Focusing in on the United States and examining voter turnout numbers from 1980 to 2008, we bottomed out in 1986 and 1998 with 38.1% of eligible casters risking life and limb to cast their vote.  The most participated election was 2008 with 61.7% of eligible voters doing the deed.  Another interesting fact from the data set from which I’m working is the increase in other metrics of the voting-age population.  Over the 28 years covered by the data, the number of eligible voters has increased 33.2%, equivalent to an average annual growth rate of 1.03%.  The percent non-citizen population has increased over three times as fast (3.22% per year).  Over this period of 1980 to 2008, the number of voting-ineligible felons has increased 319.4%;  that means it has tripled and then some in 28 years, which is equivalent to a 5.25% annual growth rate.  If I had no other information I would conclude that we are growing felons five times faster than we are eligible voters.

Nationwide mid-term election data for the last two and a half decades indicates that voter turnout ranges from 31.0% (Mississippi) to 57.8% (South Dakota), with the average being 42.7% (Ohio, California).  The maximum voter turnout for any state in any mid-term election?  64.1% in Minnesota during the 2002 elections.  The lowest?  Virginia turned out only 23.4% in 1998.

So what will be the participation for the 2010 mid-term elections?  I am optimistic that we’ll beat our worldwide standing of 54% and maybe even see a larger percentage of the voting-eligible population come out this November 2 than did in 1990 when 56.3% of Montanans braved the hideously beautiful setting sun to make their voice heard.    But 56.3% of anything is a paltry sum.  And when we’re talking about people voting in this country, it is pathetic.  Double it, multiply by 60%, and we get 67.6%.  That is the benchmark I am watching.  If we hit or surpass it, I will remain hopeful that the American majority is again taking an interest in things civic.  Below that and we’ll need to dust off Plan C and see what she says.

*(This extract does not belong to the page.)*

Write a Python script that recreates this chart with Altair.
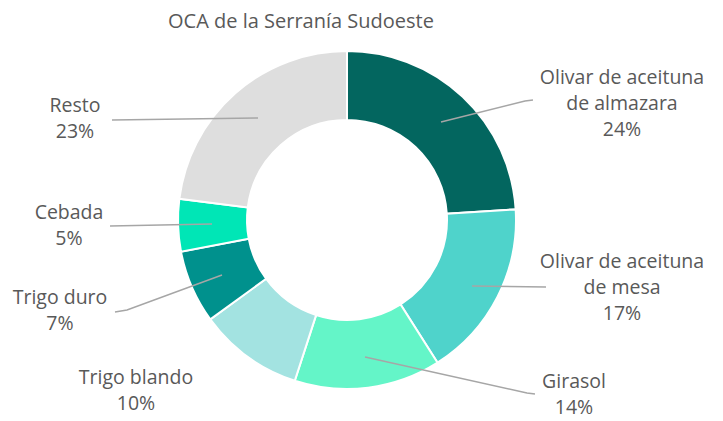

Personally, I am voting for a balance of power this year.  As I said last year, a slow and boring federal government is a lot more of what we need for the next few years.  But whether or not my mid-term dream comes true, pleased I will be if the turnout is historically large.  That will say something as important as any voter mandate to “go left” or “go right;”  a healthy showing at the ballot boxes sends a strong message to the elected victor, the political loser, the next potential candidate, and those in office at present.  It says:  We’re watching.  Don’t pick your nose.

  1. The Castleton Crusader :) AKA Kristi Nastars permalink
    October 22, 2010 4:22 pm

    Hugo…I pray you are right and that lethargic America wakes up and votes!!! I have not missed a vote in well over 15 years….and I am often the only one in my polling place….we live in the greatest country God has ever givin man and we are dying a slow and agonizing death due to greed, apathy and the blame game…America has treated her citizens with grace and freedom…it is about time we remove the shackles and let her soar again!! VOTE!!!

    • Hugo permalink*
      October 22, 2010 4:33 pm

      Well put, CC! You are Hugoville’s Patriot of the Month. Congratulations. You are now eligible for the grand prize. … Keep it up, but don’t keep it to yourself. We’re proud of you and grateful to have you as a friend here.

  2. Probitee permalink
    October 27, 2010 8:49 pm

    The electorate is feeling alienated by the disgraceful and negative spectacle politicians seeking office have exhibited during these midterm campaigns, that will, I fear, be the harbinger of a low voter turnout.Voting is a right and privilege that should not be taken for granted so I hope your dream is realized.